Future-ready sawmills use high tech
The sawmill industry has long since abandoned labor-intensive manual operations in favor of efficiency-enhancing automated processes. At LIGNA 2017, all the leading providers will be showcasing technology solutions that take automation to the next level.6 Oct 2016
Achieving sustained profitability in sawmilling hinges on system-wide process optimization. Consequently, sawmill companies around the world are looking to invest in advanced technologies across a range of areas, from log handling right through to timber drying, optimization and packaging. LIGNA, the world’s leading trade fair for machinery, plant and tools for the woodworking and timber processing industries, is the perfect place for them to do their research and ensure they make the right decisions.

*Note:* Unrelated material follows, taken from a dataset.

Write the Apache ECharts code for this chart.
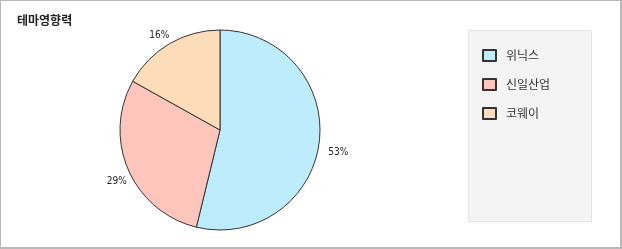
<!DOCTYPE html>
<html><head><meta charset="utf-8">
<script src="https://cdn.jsdelivr.net/npm/echarts@6/dist/echarts.min.js"></script>
<style>
html,body{margin:0;padding:0;background:#fff;}
#c{width:622px;height:249px;box-sizing:border-box;border:1px solid #b9b9b9;border-right:2px solid #b9b9b9;border-bottom:2px solid #b9b9b9;}
</style></head>
<body><div id="c"></div>
<script>
const categories = ['위닉스', '신일산업', '코웨이'];
const values = [53.8, 29.3, 16.9];
const valueLabels = ['53%', '29%', '16%'];
const colors = ['#bdecfc', '#fdc5bb', '#fddcb9'];

const CX = 219, CY = 129;
const chart = echarts.init(document.getElementById('c'), null, {renderer: 'canvas'});
chart.setOption({
  animation: false,
  title: {
    text: '테마영향력', left: 11, top: 8,
    textStyle: {fontFamily: 'Noto Sans CJK KR', fontSize: 12, fontWeight: 'bold', color: '#222'}
  },
  graphic: [{
    type: 'rect', left: 467, top: 29, z: 0,
    shape: {width: 123, height: 191},
    style: {fill: '#f4f4f4', stroke: '#e4e4e4', lineWidth: 1}
  }],
  legend: {
    orient: 'vertical', left: 476, top: 43,
    itemWidth: 13, itemHeight: 11, itemGap: 16, icon: 'rect',
    textStyle: {fontFamily: 'Noto Sans CJK KR', fontSize: 12, color: '#333', padding: [0, 0, 0, 5]},
    data: categories
  },
  series: [{
    type: 'pie',
    center: [CX, CY], radius: 100,
    startAngle: 90, clockwise: true,
    color: colors,
    itemStyle: {borderColor: '#333', borderWidth: 1},
    label: {
      position: 'outside',
      fontFamily: 'DejaVu Sans Condensed', fontSize: 10, color: '#222',
      formatter: p => valueLabels[p.dataIndex]
    },
    labelLine: {show: false, length: 4, length2: 0},
    labelLayout: p => {
      const r = p.labelRect;
      const mx = r.x + r.width / 2, my = r.y + r.height / 2;
      return {dx: mx < CX ? 7 : 0, dy: my > CY ? 10 : -5};
    },
    data: categories.map((n, i) => ({name: n, value: values[i]}))
  }]
});
</script></body></html>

The show will feature a solid lineup of market leaders, including Linck, USNR and Veisto, who will be presenting integrated systems comprising state-of-the-art roundwood handling and cutting systems. Visitors looking for roundwood yard optimization solutions will also find fully automated debarking systems from a range of providers, including Baljer & Zembrod and Valon Kone. EWD will also be there with its camera-assisted log grading and sawing pattern optimization software for maximizing sawn timber yield. The primary focus of innovation in this area is on electronic measurement systems. Technologies for determining roundwood and lumber dimensions and quality are another important means of adding value in sawmilling. X-ray scanners, such as those produced by Microtec, are a prime example of this. The same is true of automatic board edging systems, such as the latest edging lines by Primultini. Then, of course, there are specialists like PAUL Maschinenfabrik GmbH & Co. KG, whose optimized docking saws maximize output and minimize trim waste.

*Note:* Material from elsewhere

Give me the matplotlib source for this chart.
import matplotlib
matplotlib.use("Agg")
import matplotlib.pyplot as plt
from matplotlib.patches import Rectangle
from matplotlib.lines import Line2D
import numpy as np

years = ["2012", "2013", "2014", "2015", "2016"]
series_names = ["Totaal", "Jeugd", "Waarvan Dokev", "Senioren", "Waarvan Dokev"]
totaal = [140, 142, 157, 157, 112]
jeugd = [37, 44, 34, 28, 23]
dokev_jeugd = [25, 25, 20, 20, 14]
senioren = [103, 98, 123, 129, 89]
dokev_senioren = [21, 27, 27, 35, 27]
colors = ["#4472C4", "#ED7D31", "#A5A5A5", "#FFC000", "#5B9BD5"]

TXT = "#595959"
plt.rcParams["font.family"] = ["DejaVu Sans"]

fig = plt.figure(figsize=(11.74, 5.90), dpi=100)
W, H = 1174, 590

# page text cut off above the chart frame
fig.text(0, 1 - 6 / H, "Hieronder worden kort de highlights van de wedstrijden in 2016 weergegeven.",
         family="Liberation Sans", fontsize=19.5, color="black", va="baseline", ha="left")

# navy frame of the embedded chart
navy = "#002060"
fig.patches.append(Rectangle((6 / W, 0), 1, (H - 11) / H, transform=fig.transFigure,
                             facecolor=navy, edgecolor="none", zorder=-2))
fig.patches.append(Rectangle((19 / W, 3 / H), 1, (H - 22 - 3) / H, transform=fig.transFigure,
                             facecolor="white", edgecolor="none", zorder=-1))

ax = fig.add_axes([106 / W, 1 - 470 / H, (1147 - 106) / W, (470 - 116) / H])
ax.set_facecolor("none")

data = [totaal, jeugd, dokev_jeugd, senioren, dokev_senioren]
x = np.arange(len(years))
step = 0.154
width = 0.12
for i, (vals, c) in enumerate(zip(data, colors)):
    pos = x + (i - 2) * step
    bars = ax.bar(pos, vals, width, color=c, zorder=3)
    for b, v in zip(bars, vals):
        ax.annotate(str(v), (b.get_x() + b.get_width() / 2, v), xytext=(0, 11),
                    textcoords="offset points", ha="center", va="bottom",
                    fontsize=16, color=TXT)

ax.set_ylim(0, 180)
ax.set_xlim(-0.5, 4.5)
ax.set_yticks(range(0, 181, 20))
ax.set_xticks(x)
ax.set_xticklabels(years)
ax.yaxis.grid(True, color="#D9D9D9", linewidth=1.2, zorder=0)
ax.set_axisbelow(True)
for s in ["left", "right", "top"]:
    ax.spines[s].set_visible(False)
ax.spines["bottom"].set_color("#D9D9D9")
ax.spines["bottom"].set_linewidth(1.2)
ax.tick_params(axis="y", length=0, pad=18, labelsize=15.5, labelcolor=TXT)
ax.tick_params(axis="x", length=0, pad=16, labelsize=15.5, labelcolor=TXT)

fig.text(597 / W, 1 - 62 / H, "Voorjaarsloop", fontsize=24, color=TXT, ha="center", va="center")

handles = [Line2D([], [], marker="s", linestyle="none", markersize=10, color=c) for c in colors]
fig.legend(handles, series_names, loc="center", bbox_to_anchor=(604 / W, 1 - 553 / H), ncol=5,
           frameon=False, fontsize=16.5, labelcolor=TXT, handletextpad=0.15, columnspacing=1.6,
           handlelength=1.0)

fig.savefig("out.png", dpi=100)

There is always some degree of waste, of course, and so there is growing interest in recycling systems. For example, Vecoplan and Urbas will be showcasing their solutions for processing sawmill residues into valuable products and biofuels. Another exciting option in the sawmill efficiency game relates to high-tech timber kilns of the type showcased by Mühlböck and Eberl. These kilns enable sawmill operators to get high-quality timber to market faster and more easily than ever before.

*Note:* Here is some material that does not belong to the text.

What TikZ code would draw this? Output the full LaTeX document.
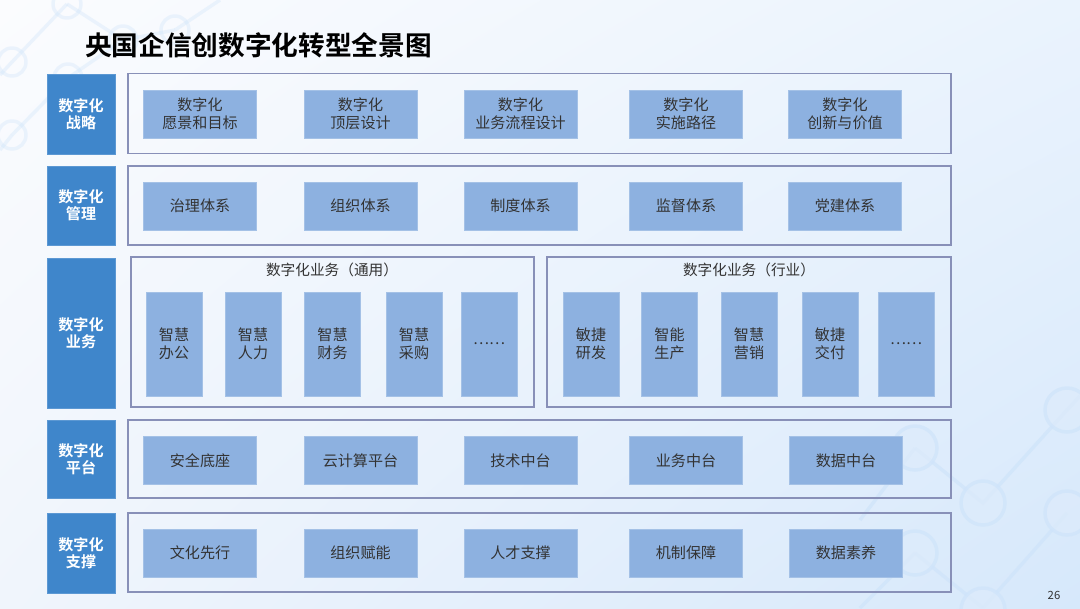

Another key development is that more and more sawmill companies are diversifying their portfolios. Increasingly, they are supplementing their lumber offerings with processed, value-added timber products. LIGNA has this area covered as well, with an extensive array of products ranging from small "plug & play" planing solutions to the large-scale finger-jointing plants developed by the Weinig Group. In 2017, the LIGNA show’s revamped thematic layout will make it much easier for visitors to find what they are looking for. Products and solutions for all stages of the sawmill value chain will be located under one roof, in Hall 25, while the displays of mobile sawmill technology will be located on the open-air site.
Meanwhile, the latest technologies for processing lumber into construction materials such as structural laminated timber and plywood will be on show in the neighboring Hall 27.